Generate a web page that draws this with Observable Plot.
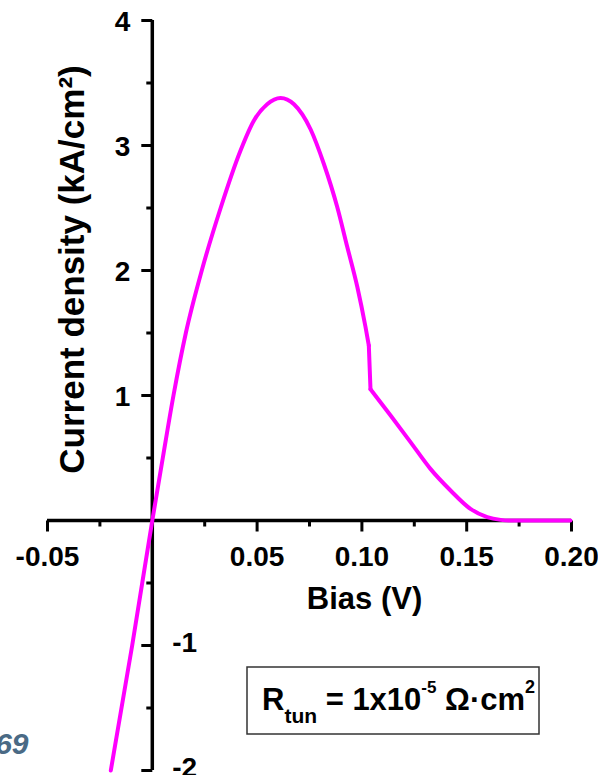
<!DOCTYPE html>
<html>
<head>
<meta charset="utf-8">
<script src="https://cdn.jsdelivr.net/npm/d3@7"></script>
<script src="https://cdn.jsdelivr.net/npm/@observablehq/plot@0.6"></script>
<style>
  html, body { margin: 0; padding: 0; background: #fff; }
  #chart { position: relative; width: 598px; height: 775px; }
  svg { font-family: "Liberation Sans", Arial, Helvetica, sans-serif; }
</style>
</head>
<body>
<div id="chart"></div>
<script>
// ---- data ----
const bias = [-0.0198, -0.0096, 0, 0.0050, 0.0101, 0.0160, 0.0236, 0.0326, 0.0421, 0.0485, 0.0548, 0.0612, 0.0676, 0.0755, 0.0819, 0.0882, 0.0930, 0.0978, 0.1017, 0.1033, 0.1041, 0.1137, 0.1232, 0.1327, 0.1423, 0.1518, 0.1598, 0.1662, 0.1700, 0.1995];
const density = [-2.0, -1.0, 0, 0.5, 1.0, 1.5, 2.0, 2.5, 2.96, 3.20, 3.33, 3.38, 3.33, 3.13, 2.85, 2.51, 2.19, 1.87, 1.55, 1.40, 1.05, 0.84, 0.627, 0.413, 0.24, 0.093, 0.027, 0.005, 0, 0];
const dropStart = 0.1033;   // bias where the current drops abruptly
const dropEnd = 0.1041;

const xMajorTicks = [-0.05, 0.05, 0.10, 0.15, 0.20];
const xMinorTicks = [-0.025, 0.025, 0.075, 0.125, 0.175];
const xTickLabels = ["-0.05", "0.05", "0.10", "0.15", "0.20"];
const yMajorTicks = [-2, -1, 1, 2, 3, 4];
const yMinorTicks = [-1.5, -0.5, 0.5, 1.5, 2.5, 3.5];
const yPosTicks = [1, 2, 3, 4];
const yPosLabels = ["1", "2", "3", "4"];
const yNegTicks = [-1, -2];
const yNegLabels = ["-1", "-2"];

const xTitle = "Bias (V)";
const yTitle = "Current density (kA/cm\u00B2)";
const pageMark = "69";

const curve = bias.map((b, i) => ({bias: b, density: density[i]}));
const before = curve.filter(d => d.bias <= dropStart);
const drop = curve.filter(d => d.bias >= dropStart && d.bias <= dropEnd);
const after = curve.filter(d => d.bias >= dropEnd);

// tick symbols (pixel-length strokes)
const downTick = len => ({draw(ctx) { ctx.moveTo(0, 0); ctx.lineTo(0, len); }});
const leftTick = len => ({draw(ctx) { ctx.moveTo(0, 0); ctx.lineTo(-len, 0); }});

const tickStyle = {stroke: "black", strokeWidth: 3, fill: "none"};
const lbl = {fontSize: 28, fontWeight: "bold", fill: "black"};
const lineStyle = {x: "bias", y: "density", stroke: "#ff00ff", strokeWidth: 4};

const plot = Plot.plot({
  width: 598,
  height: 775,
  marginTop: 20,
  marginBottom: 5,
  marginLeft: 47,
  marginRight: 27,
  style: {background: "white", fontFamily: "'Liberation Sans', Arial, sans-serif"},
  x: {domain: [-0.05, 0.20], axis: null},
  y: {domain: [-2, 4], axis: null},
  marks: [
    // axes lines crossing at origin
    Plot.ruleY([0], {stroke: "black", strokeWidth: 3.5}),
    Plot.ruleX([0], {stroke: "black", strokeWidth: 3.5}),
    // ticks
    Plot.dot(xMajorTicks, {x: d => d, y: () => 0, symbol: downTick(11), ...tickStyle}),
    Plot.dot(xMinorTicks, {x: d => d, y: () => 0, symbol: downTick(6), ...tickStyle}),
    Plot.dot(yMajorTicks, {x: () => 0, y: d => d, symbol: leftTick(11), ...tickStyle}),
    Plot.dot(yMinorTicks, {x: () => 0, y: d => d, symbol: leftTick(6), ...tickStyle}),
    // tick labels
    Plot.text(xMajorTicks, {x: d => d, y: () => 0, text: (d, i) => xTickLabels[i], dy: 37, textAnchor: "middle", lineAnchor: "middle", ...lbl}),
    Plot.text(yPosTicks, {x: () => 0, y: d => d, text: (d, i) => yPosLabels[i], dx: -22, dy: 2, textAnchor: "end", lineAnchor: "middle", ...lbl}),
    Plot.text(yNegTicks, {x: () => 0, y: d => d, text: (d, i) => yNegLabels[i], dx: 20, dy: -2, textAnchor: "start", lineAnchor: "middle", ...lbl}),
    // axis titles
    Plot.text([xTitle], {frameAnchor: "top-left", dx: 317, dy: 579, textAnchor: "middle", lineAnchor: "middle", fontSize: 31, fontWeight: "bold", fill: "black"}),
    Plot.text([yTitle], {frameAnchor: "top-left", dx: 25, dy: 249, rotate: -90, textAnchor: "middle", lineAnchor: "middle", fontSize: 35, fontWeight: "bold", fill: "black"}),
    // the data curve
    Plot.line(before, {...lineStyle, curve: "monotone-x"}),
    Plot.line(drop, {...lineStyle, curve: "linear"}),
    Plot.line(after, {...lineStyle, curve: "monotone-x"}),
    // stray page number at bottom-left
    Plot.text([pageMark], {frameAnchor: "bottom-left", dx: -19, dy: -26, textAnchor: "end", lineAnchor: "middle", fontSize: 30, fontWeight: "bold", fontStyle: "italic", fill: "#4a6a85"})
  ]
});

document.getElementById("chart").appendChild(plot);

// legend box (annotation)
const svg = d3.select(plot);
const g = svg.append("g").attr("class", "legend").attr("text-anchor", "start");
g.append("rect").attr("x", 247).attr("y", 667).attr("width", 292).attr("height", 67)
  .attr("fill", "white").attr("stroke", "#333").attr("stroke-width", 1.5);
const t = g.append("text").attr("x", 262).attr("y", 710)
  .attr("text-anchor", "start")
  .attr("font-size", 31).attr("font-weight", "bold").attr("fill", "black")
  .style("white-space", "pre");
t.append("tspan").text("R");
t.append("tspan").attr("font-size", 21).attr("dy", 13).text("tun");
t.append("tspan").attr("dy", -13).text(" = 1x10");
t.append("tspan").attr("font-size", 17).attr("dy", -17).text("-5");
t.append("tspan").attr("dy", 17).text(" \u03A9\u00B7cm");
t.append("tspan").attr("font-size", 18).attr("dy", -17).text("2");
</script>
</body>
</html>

===============

> What is needed
Output all of the data exactly as it stands, minus any images.

> Solution to this task
Generate a web page that draws this with Observable Plot.
<!DOCTYPE html>
<html>
<head>
<meta charset="utf-8">
<script src="https://cdn.jsdelivr.net/npm/d3@7"></script>
<script src="https://cdn.jsdelivr.net/npm/@observablehq/plot@0.6"></script>
<style>
  html, body { margin: 0; padding: 0; background: #fff; }
  #chart { position: relative; width: 598px; height: 775px; }
  svg { font-family: "Liberation Sans", Arial, Helvetica, sans-serif; }
</style>
</head>
<body>
<div id="chart"></div>
<script>
// ---- data ----
const bias = [-0.0198, -0.0096, 0, 0.0050, 0.0101, 0.0160, 0.0236, 0.0326, 0.0421, 0.0485, 0.0548, 0.0612, 0.0676, 0.0755, 0.0819, 0.0882, 0.0930, 0.0978, 0.1017, 0.1033, 0.1041, 0.1137, 0.1232, 0.1327, 0.1423, 0.1518, 0.1598, 0.1662, 0.1700, 0.1995];
const density = [-2.0, -1.0, 0, 0.5, 1.0, 1.5, 2.0, 2.5, 2.96, 3.20, 3.33, 3.38, 3.33, 3.13, 2.85, 2.51, 2.19, 1.87, 1.55, 1.40, 1.05, 0.84, 0.627, 0.413, 0.24, 0.093, 0.027, 0.005, 0, 0];
const dropStart = 0.1033;   // bias where the current drops abruptly
const dropEnd = 0.1041;

const xMajorTicks = [-0.05, 0.05, 0.10, 0.15, 0.20];
const xMinorTicks = [-0.025, 0.025, 0.075, 0.125, 0.175];
const xTickLabels = ["-0.05", "0.05", "0.10", "0.15", "0.20"];
const yMajorTicks = [-2, -1, 1, 2, 3, 4];
const yMinorTicks = [-1.5, -0.5, 0.5, 1.5, 2.5, 3.5];
const yPosTicks = [1, 2, 3, 4];
const yPosLabels = ["1", "2", "3", "4"];
const yNegTicks = [-1, -2];
const yNegLabels = ["-1", "-2"];

const xTitle = "Bias (V)";
const yTitle = "Current density (kA/cm\u00B2)";
const pageMark = "69";

const curve = bias.map((b, i) => ({bias: b, density: density[i]}));
const before = curve.filter(d => d.bias <= dropStart);
const drop = curve.filter(d => d.bias >= dropStart && d.bias <= dropEnd);
const after = curve.filter(d => d.bias >= dropEnd);

// tick symbols (pixel-length strokes)
const downTick = len => ({draw(ctx) { ctx.moveTo(0, 0); ctx.lineTo(0, len); }});
const leftTick = len => ({draw(ctx) { ctx.moveTo(0, 0); ctx.lineTo(-len, 0); }});

const tickStyle = {stroke: "black", strokeWidth: 3, fill: "none"};
const lbl = {fontSize: 28, fontWeight: "bold", fill: "black"};
const lineStyle = {x: "bias", y: "density", stroke: "#ff00ff", strokeWidth: 4};

const plot = Plot.plot({
  width: 598,
  height: 775,
  marginTop: 20,
  marginBottom: 5,
  marginLeft: 47,
  marginRight: 27,
  style: {background: "white", fontFamily: "'Liberation Sans', Arial, sans-serif"},
  x: {domain: [-0.05, 0.20], axis: null},
  y: {domain: [-2, 4], axis: null},
  marks: [
    // axes lines crossing at origin
    Plot.ruleY([0], {stroke: "black", strokeWidth: 3.5}),
    Plot.ruleX([0], {stroke: "black", strokeWidth: 3.5}),
    // ticks
    Plot.dot(xMajorTicks, {x: d => d, y: () => 0, symbol: downTick(11), ...tickStyle}),
    Plot.dot(xMinorTicks, {x: d => d, y: () => 0, symbol: downTick(6), ...tickStyle}),
    Plot.dot(yMajorTicks, {x: () => 0, y: d => d, symbol: leftTick(11), ...tickStyle}),
    Plot.dot(yMinorTicks, {x: () => 0, y: d => d, symbol: leftTick(6), ...tickStyle}),
    // tick labels
    Plot.text(xMajorTicks, {x: d => d, y: () => 0, text: (d, i) => xTickLabels[i], dy: 37, textAnchor: "middle", lineAnchor: "middle", ...lbl}),
    Plot.text(yPosTicks, {x: () => 0, y: d => d, text: (d, i) => yPosLabels[i], dx: -22, dy: 2, textAnchor: "end", lineAnchor: "middle", ...lbl}),
    Plot.text(yNegTicks, {x: () => 0, y: d => d, text: (d, i) => yNegLabels[i], dx: 20, dy: -2, textAnchor: "start", lineAnchor: "middle", ...lbl}),
    // axis titles
    Plot.text([xTitle], {frameAnchor: "top-left", dx: 317, dy: 579, textAnchor: "middle", lineAnchor: "middle", fontSize: 31, fontWeight: "bold", fill: "black"}),
    Plot.text([yTitle], {frameAnchor: "top-left", dx: 25, dy: 249, rotate: -90, textAnchor: "middle", lineAnchor: "middle", fontSize: 35, fontWeight: "bold", fill: "black"}),
    // the data curve
    Plot.line(before, {...lineStyle, curve: "monotone-x"}),
    Plot.line(drop, {...lineStyle, curve: "linear"}),
    Plot.line(after, {...lineStyle, curve: "monotone-x"}),
    // stray page number at bottom-left
    Plot.text([pageMark], {frameAnchor: "bottom-left", dx: -19, dy: -26, textAnchor: "end", lineAnchor: "middle", fontSize: 30, fontWeight: "bold", fontStyle: "italic", fill: "#4a6a85"})
  ]
});

document.getElementById("chart").appendChild(plot);

// legend box (annotation)
const svg = d3.select(plot);
const g = svg.append("g").attr("class", "legend").attr("text-anchor", "start");
g.append("rect").attr("x", 247).attr("y", 667).attr("width", 292).attr("height", 67)
  .attr("fill", "white").attr("stroke", "#333").attr("stroke-width", 1.5);
const t = g.append("text").attr("x", 262).attr("y", 710)
  .attr("text-anchor", "start")
  .attr("font-size", 31).attr("font-weight", "bold").attr("fill", "black")
  .style("white-space", "pre");
t.append("tspan").text("R");
t.append("tspan").attr("font-size", 21).attr("dy", 13).text("tun");
t.append("tspan").attr("dy", -13).text(" = 1x10");
t.append("tspan").attr("font-size", 17).attr("dy", -17).text("-5");
t.append("tspan").attr("dy", 17).text(" \u03A9\u00B7cm");
t.append("tspan").attr("font-size", 18).attr("dy", -17).text("2");
</script>
</body>
</html>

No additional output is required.